A stylus can be a useful tool for tablets, especially for drawing and jotting down notes. But what they lack is the ability to provide the same sensation as writing on a surface such as paper, canvas or textiles. A new invention from Apple aims to change that.
A patent application titled “Touch Implement with Haptic Feedback for Simulating Surface Texture” was published by the United States Patent and Trademark office Thursday. It describes a stylus which can provide haptic feedback to users whenever it’s in contact with a surface -- such as an iPhone or iPad touchscreen. In some cases the vibrations could correspond to those displayed on a screen. This could be further adjusted based on the position of the stylus and pressure applied on a surface.

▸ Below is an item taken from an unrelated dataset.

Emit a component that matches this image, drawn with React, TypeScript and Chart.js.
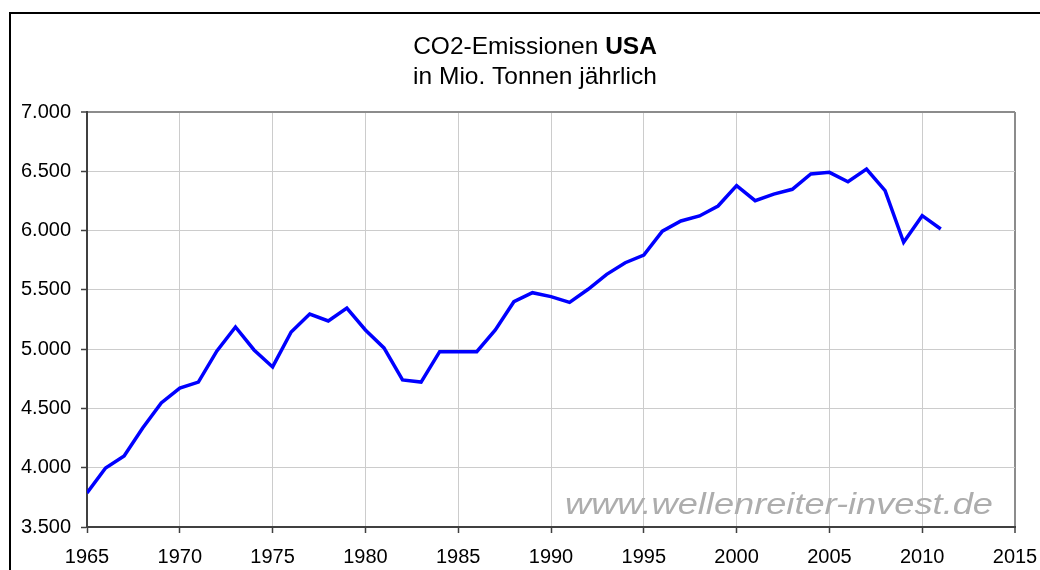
import React, { useEffect, useRef } from "react";
import { Chart, registerables } from "chart.js";

Chart.register(...registerables);

const years: number[] = [
  1965, 1966, 1967, 1968, 1969, 1970, 1971, 1972, 1973, 1974, 1975, 1976,
  1977, 1978, 1979, 1980, 1981, 1982, 1983, 1984, 1985, 1986, 1987, 1988,
  1989, 1990, 1991, 1992, 1993, 1994, 1995, 1996, 1997, 1998, 1999, 2000,
  2001, 2002, 2003, 2004, 2005, 2006, 2007, 2008, 2009, 2010, 2011,
];

const emissions: number[] = [
  3787, 3998, 4099, 4335, 4546, 4672, 4722, 4985, 5187, 4993, 4850, 5145,
  5296, 5238, 5347, 5162, 5010, 4740, 4722, 4979, 4979, 4979, 5162, 5400,
  5476, 5443, 5395, 5505, 5631, 5729, 5794, 5995, 6081, 6123, 6207, 6379,
  6252, 6308, 6348, 6477, 6491, 6412, 6519, 6336, 5901, 6126, 6013,
];

const titleLine1Regular = "CO2-Emissionen ";
const titleLine1Bold = "USA";
const titleLine2 = "in Mio. Tonnen jährlich";
const watermark = "www.wellenreiter-invest.de";

const FONT = "'Liberation Sans', Arial, sans-serif";

function formatDE(v: number): string {
  const s = Math.round(v).toString();
  return s.replace(/\B(?=(\d{3})+(?!\d))/g, ".");
}

const decorPlugin = {
  id: "decor",
  beforeDraw(chart: any) {
    const ctx = chart.ctx;
    ctx.save();
    ctx.fillStyle = "#ffffff";
    ctx.fillRect(0, 0, chart.width, chart.height);
    ctx.strokeStyle = "#000000";
    ctx.lineWidth = 2;
    ctx.strokeRect(10, 13, 1200, 800);
    // title
    ctx.fillStyle = "#000000";
    ctx.textBaseline = "alphabetic";
    ctx.textAlign = "left";
    const cx = 535;
    const size = 24.5;
    ctx.font = `${size}px ${FONT}`;
    const w1 = ctx.measureText(titleLine1Regular).width;
    ctx.font = `bold ${size}px ${FONT}`;
    const w2 = ctx.measureText(titleLine1Bold).width;
    const x = cx - (w1 + w2) / 2;
    ctx.font = `${size}px ${FONT}`;
    ctx.fillText(titleLine1Regular, x, 54);
    ctx.font = `bold ${size}px ${FONT}`;
    ctx.fillText(titleLine1Bold, x + w1, 54);
    ctx.font = `${size}px ${FONT}`;
    ctx.textAlign = "center";
    ctx.fillText(titleLine2, cx, 84);
    ctx.restore();
  },
  beforeDatasetsDraw(chart: any) {
    const ctx = chart.ctx;
    ctx.save();
    ctx.font = `italic 29px ${FONT}`;
    ctx.fillStyle = "#adadad";
    ctx.textBaseline = "alphabetic";
    ctx.textAlign = "left";
    const w = ctx.measureText(watermark).width;
    const target = 428;
    ctx.translate(565, 514);
    ctx.scale(target / w, 1);
    ctx.fillText(watermark, 0, 0);
    ctx.restore();
  },
};

export default function App() {
  const ref = useRef<HTMLCanvasElement | null>(null);

  useEffect(() => {
    if (!ref.current) return;
    const chart = new Chart(ref.current, {
      type: "line",
      data: {
        datasets: [
          {
            data: years.map((y, i) => ({ x: y, y: emissions[i] })),
            borderColor: "#0000ff",
            backgroundColor: "#0000ff",
            borderWidth: 3.5,
            pointRadius: 0,
            tension: 0,
            fill: false,
          },
        ],
      },
      options: {
        animation: false,
        responsive: false,
        layout: { padding: { left: 0, right: 25, top: 112, bottom: 0 } },
        plugins: {
          legend: { display: false },
          title: { display: false },
          tooltip: { enabled: false },
        },
        scales: {
          x: {
            type: "linear",
            min: 1965,
            max: 2015,
            ticks: {
              stepSize: 5,
              color: "#000000",
              font: { family: FONT, size: 20 },
              padding: 12,
              maxRotation: 0,
              callback: (v: any) => String(v),
            },
            grid: {
              color: (c: any) =>
                c.tick && c.tick.value === 2015 ? "#8c8c8c" : "#cccccc",
              lineWidth: (c: any) => (c.tick && c.tick.value === 2015 ? 2 : 1),
              tickColor: "#404040",
              tickLength: 6,
              tickWidth: 1.5,
            },
            border: { color: "#404040", width: 2 },
            afterFit: (s: any) => {
              s.height = 43;
              s.paddingLeft = 0;
              s.paddingRight = 0;
            },
          },
          y: {
            min: 3500,
            max: 7000,
            ticks: {
              stepSize: 500,
              color: "#000000",
              font: { family: FONT, size: 20 },
              padding: 10,
              callback: (v: any) => formatDE(Number(v)),
            },
            grid: {
              color: (c: any) =>
                c.tick && c.tick.value === 7000 ? "#8c8c8c" : "#cccccc",
              lineWidth: (c: any) => (c.tick && c.tick.value === 7000 ? 2 : 1),
              tickColor: "#404040",
              tickLength: 6,
              tickWidth: 1.5,
            },
            border: { color: "#404040", width: 2 },
            afterFit: (s: any) => {
              s.width = 87;
              s.paddingTop = 0;
              s.paddingBottom = 0;
            },
          },
        },
      },
      plugins: [decorPlugin],
    });
    return () => chart.destroy();
  }, []);

  return (
    <div
      style={{
        position: "fixed",
        left: 0,
        top: 0,
        width: 1040,
        height: 570,
        background: "#ffffff",
      }}
    >
      <canvas ref={ref} width={1040} height={570} />
    </div>
  );
}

Apple could use multiple vibration motors to simulate different textures to accomplish this, such as the Taptic Engine in its Apple Watch. The technology enables the watch to provide feedback in the form of a “tapping” sensation instead of the vibrations found in most devices on the market.
In a related patent application, titled “Texture Capture Stylus and Method,” Apple revealed a stylus which could use an image sensor or camera to capture a picture of a surface, which can then be displayed on a device -- such as a tablet. That same image could be also used in conjunction with vibration motors to provide haptic feedback to simulate drawing on a texture. Alternatively the same image-capture stylus could be used to pass over a three-dimensional physical map to create a topographical data to a two-dimensional map on a device.
Apple may launch a new iPad in the fall, the 12.9-inch iPad Pro. Aside from a larger screen and the addition of Force Touch technology, it is also expected to come with a stylus -- a first for the tablet. The iPad Pro was originally expected to launch in March, but it was delayed due to display production problems.
Apple's stylus patents aren't the only way it's experimenting with simulating surfaces. In a patent application published in April, the company revealed it was also experimenting with simulating textures as well as their thermal conductivity, such as the sensation of touching a hot piece of metal.
As with many of Apple’s patent applications, it’s unknown if or when it plans to use the technology in one of its products. The patent applications were filed in January 27 and credit Apple engineers Jason Lor, Patrick A. Carroll, Glen A. Rhodes and Dustin J. Verhoeve for the breakthroughs.